Alumni contribute to fight against COVID-19 behind the front lines of health care

Ryan Dow, M.P.H.’12, M.H.A.’12, led a team at a major Iowa-based agriscience company to implement a massive coronavirus testing program. Three states to the west, Braden Ainsworth, M.P.H.’12, pivoted his public health care role to join the pandemic response.

In March 2020, as coronavirus cases began to rise worldwide, Ryan Dow, M.P.H.’12, M.H.A.’12, and his colleagues at Corteva Agriscience saw a need to dramatically increase the availability of reliable, affordable COVID-19 tests. An all-volunteer group of company employees rose to the challenge by executing “Project Upstanding – the COVID-19 Diagnostic Project.” Dow, who works in environmental health, safety and security at the company, was a key project leader.

“One of the biggest challenges in the beginning of the pandemic was the urgent need for high-quality quick turn-around testing of potential CoV-SARS2 cases,” he says. “We didn’t need to get involved with that from a business perspective, but from the perspective of partnering with society, we absolutely needed to do this.”

Corteva Agriscience runs millions of polymerase chain reaction (PCR) tests per day in support of developing new agricultural products, so it had all the expertise, equipment and protocols to help with mass COVID-19 testing. A PCR test detects genetic material from a specific organism, such as a virus, and is considered the “gold standard” test for diagnosing the coronavirus. While the company hadn’t performed clinical lab PCR testing previously, it was quickly certified through the Clinical Laboratory Improvement Amendments (CLIA) required by the Centers for Medicare and Medicaid Services for all laboratory testing, except for research, performed on humans.

“In the span of 17 days we set up a CLIA-certified lab and began running PCR testing for many of the area hospitals with over 99 percent of all results returned within a 24-hour period,” Dow says. “Eventually, we were able to extend our testing to other organizations such as nursing homes and universities. This resulted in hundreds of thousands of tests being conducted over the course of the project.”

It was a 24-7 effort by the team, he adds. In March, the Iowa Biotech Association honored Project Upstanding team members with the 2021 Iowa Biotech Leader Award – typically given to individuals – for demonstrating leadership in the industry and bringing innovative technology products and services to the marketplace.

“I can’t say enough about the team,” Dow says. “It was amazing what the people who work in our lab have done on top of their regular jobs.”

From tobacco use reduction to COVID-19 response

As the program manager of the Utah Department of Health’s tobacco prevention and control program, Braden Ainsworth, M.P.H.’12, leads a team of 16 staff in offering comprehensive services to help tobacco users quit, prevent youth from starting to use tobacco, protect citizens from secondhand smoke and to eliminate tobacco-related disparities.

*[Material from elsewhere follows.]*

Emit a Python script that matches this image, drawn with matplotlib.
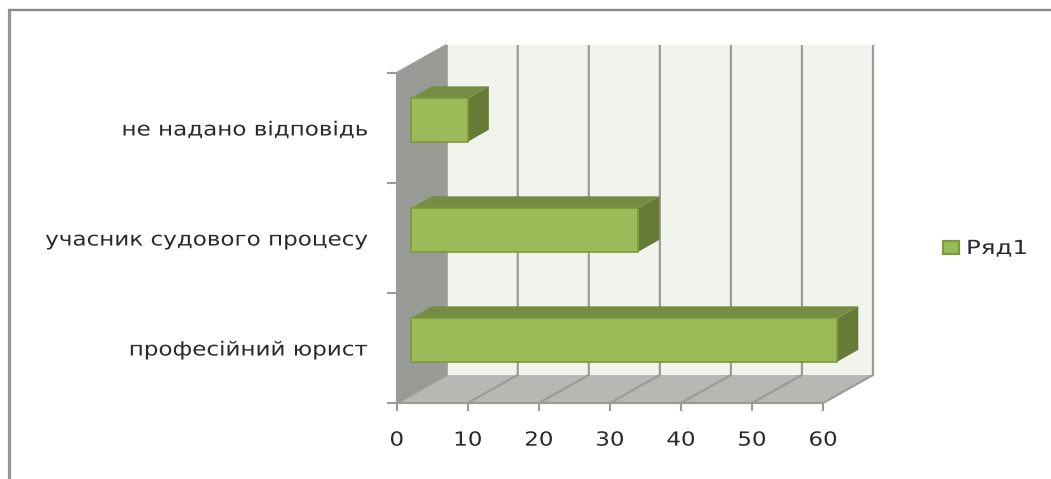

His role changed in March 2020 when he became the leader of one of the department’s teams that executed and operated a web chat tool, at coronavirus.utah.gov, that served as a virtual COVID-19 hotline.

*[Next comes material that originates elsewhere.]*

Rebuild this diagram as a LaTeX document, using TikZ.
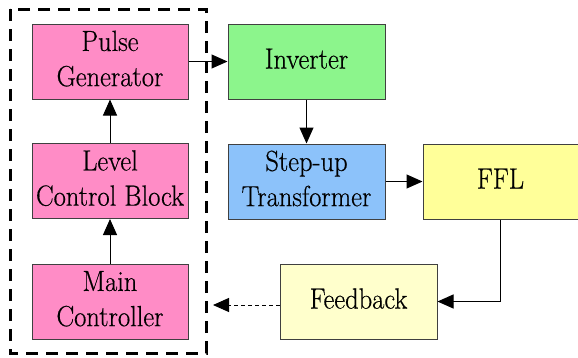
\documentclass[tikz,border=0pt]{standalone}
\usepackage{fontspec}
\usepackage{graphicx}
\setmainfont{Latin Modern Roman}[FakeBold=0.5]
\usetikzlibrary{arrows.meta}
\definecolor{pinkc}{HTML}{FF8CC6}
\definecolor{greenc}{HTML}{8CF58C}
\definecolor{bluec}{HTML}{8CC2FA}
\definecolor{yellowc}{HTML}{FFFF99}
\definecolor{paley}{HTML}{FFFFCC}
\definecolor{edgec}{HTML}{404040}
\newcommand\vtxt[1]{\raisebox{-1pt}{\scalebox{1}[1.1]{\fontsize{26.5}{32}\selectfont\begin{tabular}{@{}c@{}}#1\end{tabular}}}}
\begin{document}
\begin{tikzpicture}[x=1pt,y=-1pt,
  blk/.style={draw=edgec,line width=1pt,minimum width=156pt,minimum height=75pt,inner sep=0pt,align=center},
  conn/.style={line width=1pt,-{Triangle[length=16pt,width=14pt]}}]
\useasboundingbox (0,0) rectangle (578,357);
\fill[white] (0,0) rectangle (578,357);
\node[blk,fill=pinkc] (pg) at (110,61.5) {\vtxt{Pulse\\Generator}};
\node[blk,fill=pinkc] (lc) at (110,181) {\vtxt{Level\\Control Block}};
\node[blk,fill=pinkc] (mc) at (110,301.5) {\vtxt{Main\\Controller}};
\node[blk,fill=greenc,minimum width=157pt] (inv) at (306.5,61.5) {\vtxt{Inverter}};
\node[blk,fill=bluec,minimum width=157pt] (st) at (306.5,181.5) {\vtxt{Step-up\\Transformer}};
\node[blk,fill=yellowc,minimum width=155pt] (ffl) at (500.5,181.5) {\vtxt{FFL}};
\node[blk,fill=paley,minimum width=157pt] (fb) at (358.5,301.5) {\vtxt{Feedback}};
\draw[line width=3pt,dash pattern=on 12pt off 8pt] (10,9) rectangle (206,353);
\coordinate (fbend) at (213,305);
\draw[conn] (pg.east) -- (inv.west);
\draw[conn] (inv.south) -- (st.north);
\draw[conn] (st.east) -- (ffl.west);
\draw[conn] (ffl.south) |- (fb.east);
\draw[conn] (lc.north) -- (pg.south);
\draw[conn] (mc.north) -- (lc.south);
\draw[conn,dash pattern=on 4pt off 3pt] (fb.west |- fbend) -- (fbend);
\end{tikzpicture}
\end{document}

“People had a wide variety of questions, from what to do if they had symptoms to whether they could travel safely to whether COVID can survive in the microwave,” he says.

He and his colleagues had had a sort of practice run in 2019, when the CDC, the U.S. Food and Drug Administration and state and local health departments worked to respond to an outbreak of e-cigarette, or vaping, product use-associated lung injury (EVALI). COVID-19, of course, was a much greater outbreak, with rapidly changing guidelines and response strategies.

“As the science evolved, the message had to change. That was challenging,” he says. While many chat users were grateful for the information, some were baldly terrified; others were outright rude.

“I had to watch out for the mental health of the team, if someone needed to take a break or forward a message to me,” he says. “We all went into public health not because they’re super-lucrative positions, but because we’re empathetic and want to do things to save people’s lives.”

While he’s back in his role with the tobacco program, Ainsworth is proud of his COVID-19 response team’s work. From March 2020 to March 2021, staff responded to 121,045 unique chats through the website tool.

“I think ultimately we helped a lot of people and alleviated a lot of fear,” he says. “I also would like to think we helped reduce the number of cases.”